Istanbul ist nun wesentlich moderner, aufgeschlossener und kulturell vielfältiger als die zuvor von mir besuchte Region Süd-Ost-Anatolien. Und vor allem die Rolle als Europäische Kulturhauptstadt 2010 hat deutliche Spuren hinterlassen. Aber sowohl die Renaissance und Renovierung des islamischen Erbes als auch die nationalistische Tradition, die Atatürk begründete, ist im Stadtbild präsent.

Kemalismus und Islam

So werden in einer Ahnengalerie mit Atatürk als End- und Höhepunkt neben anderen Vorfahren wie Osmanbey sowohl Timur als auch Attila mit einer Skulptur präsentiert. Und nach wie vor ist Atatürk durch eine seiner heroischen Darstellungen sichtbar. Es gibt eigentlich kein Land, in dem der Staatsgründer dermaßen im alltäglichen Leben präsent ist. Und sicher schauen die Kemalisten und vor allem das Militär darauf, dass dies so bleibt.

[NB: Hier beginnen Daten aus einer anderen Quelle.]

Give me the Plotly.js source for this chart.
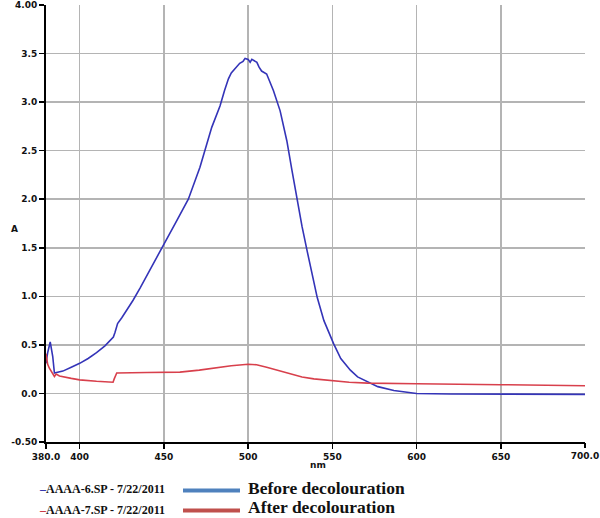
<!DOCTYPE html>
<html>
<head>
<meta charset="utf-8">
<script src="https://cdn.plot.ly/plotly-3.0.1.min.js"></script>
<style>html,body{margin:0;padding:0;background:#fff;}#chart{width:600px;height:518px;}</style>
</head>
<body>
<div id="chart"></div>
<script>
// Wavelengths (nm) and absorbance for the "before" spectrum
var beforeNm = [380, 381, 382.5, 384, 385, 390, 395, 400, 405, 410, 415, 420, 421, 422.5, 425, 431.7, 436, 441.7, 450.5, 457, 464.5, 471.4, 478.4, 483.3, 486, 488.3, 490, 493.3, 495, 497, 498.2, 500, 501.2, 502.2, 503.2, 505.2, 506.5, 508, 511, 515, 519, 523, 526, 529, 532, 535, 538, 541, 545, 550.8, 555, 560.7, 565, 570.7, 577, 586.5, 600, 620, 650, 680, 700];
var beforeA  = [0.31, 0.42, 0.53, 0.38, 0.21, 0.23, 0.27, 0.31, 0.36, 0.42, 0.49, 0.58, 0.63, 0.72, 0.78, 0.96, 1.09, 1.27, 1.54, 1.76, 2.0, 2.33, 2.74, 2.96, 3.12, 3.24, 3.3, 3.37, 3.4, 3.42, 3.45, 3.44, 3.41, 3.44, 3.43, 3.41, 3.36, 3.32, 3.29, 3.12, 2.91, 2.6, 2.3, 1.99, 1.72, 1.47, 1.22, 0.99, 0.75, 0.51, 0.36, 0.24, 0.17, 0.12, 0.07, 0.03, 0.0, -0.005, -0.008, -0.008, -0.01];

// Wavelengths (nm) and absorbance for the "after" spectrum
var afterNm = [380, 381, 382, 384, 385, 386, 388, 395, 400, 410, 419.8, 420.5, 422, 440, 459.5, 471, 479, 490, 500, 505, 511, 518, 525, 532, 539, 551, 560, 571, 585, 600, 650, 700];
var afterA  = [0.41, 0.3, 0.26, 0.2, 0.175, 0.2, 0.18, 0.155, 0.14, 0.125, 0.116, 0.15, 0.21, 0.215, 0.22, 0.24, 0.26, 0.285, 0.30, 0.295, 0.27, 0.235, 0.20, 0.17, 0.15, 0.127, 0.115, 0.106, 0.10, 0.10, 0.09, 0.08];

// x ticks with grid lines (700 has a tick but no grid line)
var xGridTickVals = [380, 400, 450, 500, 550, 600, 650];
var xGridTickText = ['380.0', '400', '450', '500', '550', '600', '650'];
var xEdgeTickVals = [700];
var xEdgeTickText = ['700.0'];
var yTickVals = [-0.5, 0, 0.5, 1.0, 1.5, 2.0, 2.5, 3.0, 3.5, 4.0];
var yTickText = ['-0.50', '0.0', '0.5', '1.0', '1.5', '2.0', '2.5', '3.0', '3.5', '4.00'];

var seriesNames = ['AAAA-6.SP - 7/22/2011', 'AAAA-7.SP - 7/22/2011'];
var legendLabels = ['Before decolouration', 'After decolouration'];

// layout geometry (pixels)
var W = 600, H = 518;
var M = {l: 46, r: 15, t: 5, b: 76};
var PW = W - M.l - M.r, PH = H - M.t - M.b;
function px(x) { return (x - M.l) / PW; }
function py(y) { return (H - M.b - y) / PH; }

var traces = [
  {x: beforeNm, y: beforeA, type: 'scatter', mode: 'lines', line: {color: '#3434b8', width: 1.6}, hoverinfo: 'skip'},
  {x: afterNm, y: afterA, type: 'scatter', mode: 'lines', line: {color: '#d8404c', width: 1.6}, hoverinfo: 'skip'},
  {x: [700], y: [null], xaxis: 'x2', yaxis: 'y', type: 'scatter', mode: 'lines', hoverinfo: 'skip', showlegend: false}
];

var smallFont = {family: 'Liberation Serif, serif', size: 12, color: '#111', weight: 'bold'};
var bigFont = {family: 'Liberation Serif, serif', size: 17.5, color: '#111', weight: 'bold'};
var smallRowY = [489, 510];
var bigRowY = [487.5, 507];
var sampleRowY = [490.5, 510.5];
var sampleColors = ['#4f81bd', '#c0504d'];
var dashColors = ['#2a2aa8', '#c8303c'];

var annotations = [
  {xref: 'paper', yref: 'paper', x: px(14), y: py(229), text: 'A', showarrow: false, xanchor: 'center', yanchor: 'middle',
   font: {family: 'DejaVu Sans, sans-serif', size: 9, color: '#111', weight: 'bold'}},
  {xref: 'paper', yref: 'paper', x: px(318), y: py(465), text: 'nm', showarrow: false, xanchor: 'center', yanchor: 'middle',
   font: {family: 'DejaVu Sans, sans-serif', size: 9, color: '#111', weight: 'bold'}}
];
var shapes = [];
for (var i = 0; i < 2; i++) {
  annotations.push({xref: 'paper', yref: 'paper', x: px(37), y: py(smallRowY[i]), xanchor: 'left', yanchor: 'middle', showarrow: false,
    text: '<span style="color:' + dashColors[i] + '">–</span>' + seriesNames[i], font: smallFont});
  annotations.push({xref: 'paper', yref: 'paper', x: px(247), y: py(bigRowY[i]), xanchor: 'left', yanchor: 'middle', showarrow: false,
    borderpad: 0, text: legendLabels[i], font: bigFont});
  shapes.push({type: 'line', xref: 'paper', yref: 'paper', x0: px(183), x1: px(240), y0: py(sampleRowY[i]), y1: py(sampleRowY[i]),
    line: {color: sampleColors[i], width: 4}});
}

var tickFont = {family: 'DejaVu Sans, sans-serif', size: 9, color: '#111', weight: 'bold'};

var layout = {
  width: W, height: H,
  margin: M,
  paper_bgcolor: '#fff', plot_bgcolor: '#fff',
  showlegend: false,
  xaxis: {range: [380, 700], tickmode: 'array', tickvals: xGridTickVals, ticktext: xGridTickText,
    showgrid: true, gridcolor: '#b4b4b4', gridwidth: 1.5, zeroline: false,
    showline: true, linecolor: '#000', linewidth: 2, ticks: 'outside', ticklen: 5, tickwidth: 1.5, tickcolor: '#000',
    tickfont: tickFont},
  xaxis2: {range: [380, 700], overlaying: 'x', anchor: 'y', side: 'bottom', tickmode: 'array', tickvals: xEdgeTickVals, ticktext: xEdgeTickText,
    showgrid: false, zeroline: false, showline: false, ticks: 'outside', ticklen: 5, tickwidth: 1.5, tickcolor: '#000',
    tickfont: tickFont},
  yaxis: {range: [-0.5, 4.0], tickmode: 'array', tickvals: yTickVals, ticktext: yTickText,
    showgrid: true, gridcolor: '#b4b4b4', gridwidth: 1.5, zeroline: false,
    showline: true, linecolor: '#000', linewidth: 2, ticks: 'outside', ticklen: 5, tickwidth: 1.5, tickcolor: '#000',
    tickfont: tickFont},
  annotations: annotations,
  shapes: shapes
};

Plotly.newPlot('chart', traces, layout, {displayModeBar: false, staticPlot: true});
</script>
</body>
</html>
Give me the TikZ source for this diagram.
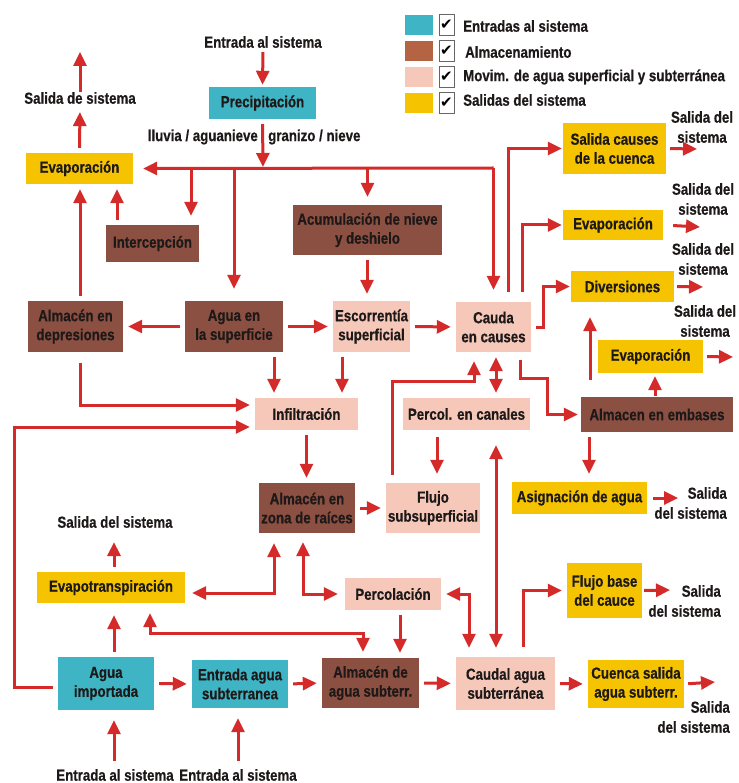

Auf der anderen Seite wurde die Kulturhauptstadt auch dazu genutzt, das islamische Erbe und vor allem die vielen Moscheen zu renovieren und zu pflegen. Und das kann man ja nicht kritisieren. Aber auch diese Renaissance hat ihre politische Bedeutung. Denn sie soll zeigen, dass die heutige Türkei ihre Wurzeln und ihre Bestimmung nicht nur in der Revolution der Jungtürken und in Atatürk hat. Mindestens ebenso wichtig sind die osmanische Tradition und vor allem der türkisch geprägte Islam.

Brücken bauen

Neben vielen aktuellen wirtschaftlichen und sozialen Fragen, die in der politischen Auseinandersetzung eine Rolle spielen, bleibt diese gesellschaftliche Auseinandersetzung immer auf der Tagesordnung. Es geht um die Bedeutung des säkularen Staates auf der einen Seite und um die Rolle der Religion und die religiösen Freiheiten auf der anderen Seite. Es geht allerdings auch um eine engstirnige nationalistische Orientierung der Türkei und um die Anerkennung der kulturellen und ethnischen Vielfältigkeit im eigenen Land.

Wenige verstehen es hier, Brücken zu schlagen. Staatspräsident Gül hat es jedenfalls angesichts des Beschlusses der obersten Wahlbehörde verstanden, solche Brücken zu schlagen und die antikurdischen Beschlüsse wurden rückgängig gemacht. Abdullah Gül ist sicher nicht so stark wie Premierminister Erdogan, aber er ist ein Glück für die Türkei und hat eine historische Aufgabe der Versöhnung.